-- Aim of the task --
Write the data out again exactly, dropping any images it holds.

-- Collected data --
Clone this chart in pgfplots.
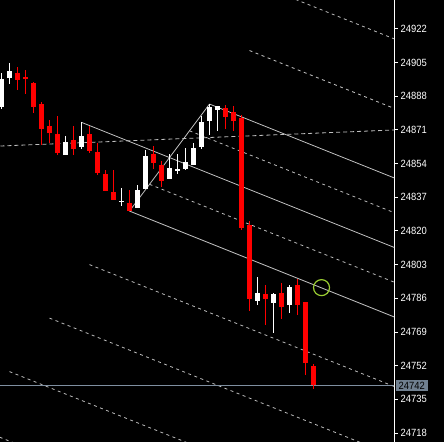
\documentclass[border=0pt]{standalone}
\usepackage{pgfplots}
\usepackage{pgfplotstable}
\usepackage{fontspec}
\setmainfont{Liberation Sans}[FakeStretch=0.9]
\pgfplotsset{compat=1.18}

\definecolor{bull}{HTML}{FFFFFF}
\definecolor{bear}{HTML}{FF0000}
\definecolor{chan}{HTML}{C0C0C0}
\definecolor{priceline}{HTML}{7F8FA0}
\definecolor{pricebox}{HTML}{708090}
\definecolor{ring}{HTML}{9ACD32}

% bar  open  high  low  close
\pgfplotstableread{
x  o        h        l        c
0  24882.6  24899.8  24881.6  24896.7
1  24897.3  24904.8  24894.2  24900.8
8  24858.4  24868.0  24858.4  24864.9
10 24862.4  24875.0  24861.4  24868.0
15 24835.1  24841.7  24832.6  24835.1
17 24831.6  24843.2  24831.6  24840.7
18 24841.2  24860.9  24841.2  24857.9
21 24846.2  24858.9  24846.2  24851.8
22 24850.8  24858.9  24848.8  24850.8
23 24851.3  24861.9  24850.8  24854.8
24 24853.3  24864.4  24853.3  24861.9
25 24862.4  24878.1  24861.4  24875.0
26 24875.5  24884.1  24868.5  24882.6
27 24881.1  24883.1  24870.5  24883.1
32 24784.6  24796.8  24782.6  24788.7
34 24783.6  24788.7  24768.5  24788.2
36 24782.6  24792.7  24778.6  24791.7
}\bulltable

\pgfplotstableread{
x  o        h        l        c
2  24899.8  24902.8  24891.2  24896.2
3  24897.8  24901.3  24889.2  24896.7
4  24894.7  24895.2  24879.6  24882.6
5  24884.1  24885.1  24863.4  24871.5
6  24873.0  24876.0  24864.4  24869.5
7  24869.0  24878.1  24858.4  24859.4
9  24865.9  24873.0  24858.4  24861.4
11 24869.0  24873.0  24859.4  24860.4
12 24859.9  24864.4  24848.3  24849.3
13 24848.8  24850.8  24840.2  24840.2
14 24839.7  24850.8  24835.6  24835.6
16 24834.1  24840.7  24830.1  24830.1
19 24858.9  24862.9  24851.3  24854.3
20 24853.3  24855.3  24842.2  24845.2
28 24882.1  24883.6  24871.5  24877.6
29 24880.1  24883.1  24870.5  24875.5
30 24877.1  24878.6  24820.5  24821.5
31 24823.0  24825.0  24779.6  24785.6
33 24788.2  24792.7  24772.5  24785.6
35 24788.7  24793.7  24775.5  24781.6
37 24792.7  24795.7  24777.6  24782.6
38 24784.1  24784.1  24747.3  24753.3
39 24751.8  24752.8  24740.2  24742.0
}\beartable

\pgfplotsset{
  wick/.style={draw=none, mark=none, forget plot,
    error bars/.cd, y dir=both, y explicit, error mark=none,
    error bar style={draw=#1, line width=1bp}},
  body/.style={draw=none, mark=none, forget plot,
    error bars/.cd, y dir=both, y explicit, error mark=none,
    error bar style={draw=#1, line width=5bp}},
  chansolid/.style={draw=chan, line width=0.8bp, forget plot},
  chandash/.style={draw=chan, line width=0.8bp, dash pattern=on 3bp off 3.5bp, forget plot},
}

\begin{document}
\begin{tikzpicture}
\fill[black] (0,0) rectangle (444bp,442bp);
\begin{axis}[
  width=394bp, height=442bp, scale only axis,
  xmin=-0.1875, xmax=49.06,
  ymin=24713.46, ymax=24936.64,
  axis x line=none,
  axis y line*=right,
  y axis line style={draw=white, line width=1bp, -},
  ytick pos=right, yticklabel pos=right,
  tick align=outside, major tick length=4bp,
  ytick style={draw=white, line width=1bp},
  ytick={24718,24735,24752,24769,24786,24803,24820,24837,24854,24871,24888,24905,24922},
  yticklabels={24718,24735,24752,24769,24786,24803,24820,24837,24854,24871,24888,24905,24922},
  yticklabel style={font=\fontsize{10.5}{10.5}\selectfont, text=white, inner sep=1bp, xshift=1.5bp},
  extra y ticks={24742},
  extra y tick labels={24742},
  extra y tick style={major tick length=0bp,
    yticklabel style={fill=pricebox, text=black, inner xsep=3bp, inner ysep=2bp, xshift=0bp}},
]
% channel levels
\addplot[chandash] coordinates {(36,24938.14) (50,24915.52)};
\addplot[chandash] coordinates {(31,24911.12) (50,24880.42)};
\addplot[chansolid] coordinates {(26,24884.10) (50,24845.32)};
\addplot[chandash] coordinates {(23.5,24870.59) (50,24827.77)};
\addplot[chansolid] coordinates {(10,24874.86) (50,24810.22)};
\addplot[chandash] coordinates {(18.5,24843.57) (50,24792.67)};
\addplot[chansolid] coordinates {(16,24830.06) (50,24775.12)};
\addplot[chandash] coordinates {(11,24803.04) (50,24740.02)};
\addplot[chandash] coordinates {(6,24776.02) (50,24704.92)};
\addplot[chandash] coordinates {(1,24749.00) (50,24669.82)};
\addplot[chandash] coordinates {(-4,24721.98) (50,24634.72)};
\addplot[chansolid] coordinates {(16,24830.06) (26,24884.10)};
% near-flat dashed line
\addplot[draw=chan, line width=0.8bp, dash pattern=on 4bp off 3bp, forget plot]
  coordinates {(-1,24862.77) (50,24871.16)};
% current price line
\addplot[draw=priceline, line width=1bp, forget plot]
  coordinates {(-1,24742) (50,24742)};
% candles
\addplot[wick=bull] table[x=x, y expr={(\thisrow{h}+\thisrow{l})/2},
  y error expr={(\thisrow{h}-\thisrow{l})/2}] {\bulltable};
\addplot[wick=bear] table[x=x, y expr={(\thisrow{h}+\thisrow{l})/2},
  y error expr={(\thisrow{h}-\thisrow{l})/2}] {\beartable};
\addplot[body=bull] table[x=x, y expr={(\thisrow{o}+\thisrow{c})/2},
  y error expr={max(abs(\thisrow{o}-\thisrow{c})/2,0.3)}] {\bulltable};
\addplot[body=bear] table[x=x, y expr={(\thisrow{o}+\thisrow{c})/2},
  y error expr={max(abs(\thisrow{o}-\thisrow{c})/2,0.3)}] {\beartable};
% marked touch point
\addplot[only marks, mark=o, mark size=8bp, mark options={draw=ring, line width=1.2bp}, forget plot]
  coordinates {(40,24791.4)};
\end{axis}
\pgfresetboundingbox
\path[use as bounding box] (0,0) rectangle (444bp,442bp);
\end{tikzpicture}
\end{document}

-- Written response --
Clone this chart in pgfplots.
\documentclass[border=0pt]{standalone}
\usepackage{pgfplots}
\usepackage{pgfplotstable}
\usepackage{fontspec}
\setmainfont{Liberation Sans}[FakeStretch=0.9]
\pgfplotsset{compat=1.18}

\definecolor{bull}{HTML}{FFFFFF}
\definecolor{bear}{HTML}{FF0000}
\definecolor{chan}{HTML}{C0C0C0}
\definecolor{priceline}{HTML}{7F8FA0}
\definecolor{pricebox}{HTML}{708090}
\definecolor{ring}{HTML}{9ACD32}

% bar  open  high  low  close
\pgfplotstableread{
x  o        h        l        c
0  24882.6  24899.8  24881.6  24896.7
1  24897.3  24904.8  24894.2  24900.8
8  24858.4  24868.0  24858.4  24864.9
10 24862.4  24875.0  24861.4  24868.0
15 24835.1  24841.7  24832.6  24835.1
17 24831.6  24843.2  24831.6  24840.7
18 24841.2  24860.9  24841.2  24857.9
21 24846.2  24858.9  24846.2  24851.8
22 24850.8  24858.9  24848.8  24850.8
23 24851.3  24861.9  24850.8  24854.8
24 24853.3  24864.4  24853.3  24861.9
25 24862.4  24878.1  24861.4  24875.0
26 24875.5  24884.1  24868.5  24882.6
27 24881.1  24883.1  24870.5  24883.1
32 24784.6  24796.8  24782.6  24788.7
34 24783.6  24788.7  24768.5  24788.2
36 24782.6  24792.7  24778.6  24791.7
}\bulltable

\pgfplotstableread{
x  o        h        l        c
2  24899.8  24902.8  24891.2  24896.2
3  24897.8  24901.3  24889.2  24896.7
4  24894.7  24895.2  24879.6  24882.6
5  24884.1  24885.1  24863.4  24871.5
6  24873.0  24876.0  24864.4  24869.5
7  24869.0  24878.1  24858.4  24859.4
9  24865.9  24873.0  24858.4  24861.4
11 24869.0  24873.0  24859.4  24860.4
12 24859.9  24864.4  24848.3  24849.3
13 24848.8  24850.8  24840.2  24840.2
14 24839.7  24850.8  24835.6  24835.6
16 24834.1  24840.7  24830.1  24830.1
19 24858.9  24862.9  24851.3  24854.3
20 24853.3  24855.3  24842.2  24845.2
28 24882.1  24883.6  24871.5  24877.6
29 24880.1  24883.1  24870.5  24875.5
30 24877.1  24878.6  24820.5  24821.5
31 24823.0  24825.0  24779.6  24785.6
33 24788.2  24792.7  24772.5  24785.6
35 24788.7  24793.7  24775.5  24781.6
37 24792.7  24795.7  24777.6  24782.6
38 24784.1  24784.1  24747.3  24753.3
39 24751.8  24752.8  24740.2  24742.0
}\beartable

\pgfplotsset{
  wick/.style={draw=none, mark=none, forget plot,
    error bars/.cd, y dir=both, y explicit, error mark=none,
    error bar style={draw=#1, line width=1bp}},
  body/.style={draw=none, mark=none, forget plot,
    error bars/.cd, y dir=both, y explicit, error mark=none,
    error bar style={draw=#1, line width=5bp}},
  chansolid/.style={draw=chan, line width=0.8bp, forget plot},
  chandash/.style={draw=chan, line width=0.8bp, dash pattern=on 3bp off 3.5bp, forget plot},
}

\begin{document}
\begin{tikzpicture}
\fill[black] (0,0) rectangle (444bp,442bp);
\begin{axis}[
  width=394bp, height=442bp, scale only axis,
  xmin=-0.1875, xmax=49.06,
  ymin=24713.46, ymax=24936.64,
  axis x line=none,
  axis y line*=right,
  y axis line style={draw=white, line width=1bp, -},
  ytick pos=right, yticklabel pos=right,
  tick align=outside, major tick length=4bp,
  ytick style={draw=white, line width=1bp},
  ytick={24718,24735,24752,24769,24786,24803,24820,24837,24854,24871,24888,24905,24922},
  yticklabels={24718,24735,24752,24769,24786,24803,24820,24837,24854,24871,24888,24905,24922},
  yticklabel style={font=\fontsize{10.5}{10.5}\selectfont, text=white, inner sep=1bp, xshift=1.5bp},
  extra y ticks={24742},
  extra y tick labels={24742},
  extra y tick style={major tick length=0bp,
    yticklabel style={fill=pricebox, text=black, inner xsep=3bp, inner ysep=2bp, xshift=0bp}},
]
% channel levels
\addplot[chandash] coordinates {(36,24938.14) (50,24915.52)};
\addplot[chandash] coordinates {(31,24911.12) (50,24880.42)};
\addplot[chansolid] coordinates {(26,24884.10) (50,24845.32)};
\addplot[chandash] coordinates {(23.5,24870.59) (50,24827.77)};
\addplot[chansolid] coordinates {(10,24874.86) (50,24810.22)};
\addplot[chandash] coordinates {(18.5,24843.57) (50,24792.67)};
\addplot[chansolid] coordinates {(16,24830.06) (50,24775.12)};
\addplot[chandash] coordinates {(11,24803.04) (50,24740.02)};
\addplot[chandash] coordinates {(6,24776.02) (50,24704.92)};
\addplot[chandash] coordinates {(1,24749.00) (50,24669.82)};
\addplot[chandash] coordinates {(-4,24721.98) (50,24634.72)};
\addplot[chansolid] coordinates {(16,24830.06) (26,24884.10)};
% near-flat dashed line
\addplot[draw=chan, line width=0.8bp, dash pattern=on 4bp off 3bp, forget plot]
  coordinates {(-1,24862.77) (50,24871.16)};
% current price line
\addplot[draw=priceline, line width=1bp, forget plot]
  coordinates {(-1,24742) (50,24742)};
% candles
\addplot[wick=bull] table[x=x, y expr={(\thisrow{h}+\thisrow{l})/2},
  y error expr={(\thisrow{h}-\thisrow{l})/2}] {\bulltable};
\addplot[wick=bear] table[x=x, y expr={(\thisrow{h}+\thisrow{l})/2},
  y error expr={(\thisrow{h}-\thisrow{l})/2}] {\beartable};
\addplot[body=bull] table[x=x, y expr={(\thisrow{o}+\thisrow{c})/2},
  y error expr={max(abs(\thisrow{o}-\thisrow{c})/2,0.3)}] {\bulltable};
\addplot[body=bear] table[x=x, y expr={(\thisrow{o}+\thisrow{c})/2},
  y error expr={max(abs(\thisrow{o}-\thisrow{c})/2,0.3)}] {\beartable};
% marked touch point
\addplot[only marks, mark=o, mark size=8bp, mark options={draw=ring, line width=1.2bp}, forget plot]
  coordinates {(40,24791.4)};
\end{axis}
\pgfresetboundingbox
\path[use as bounding box] (0,0) rectangle (444bp,442bp);
\end{tikzpicture}
\end{document}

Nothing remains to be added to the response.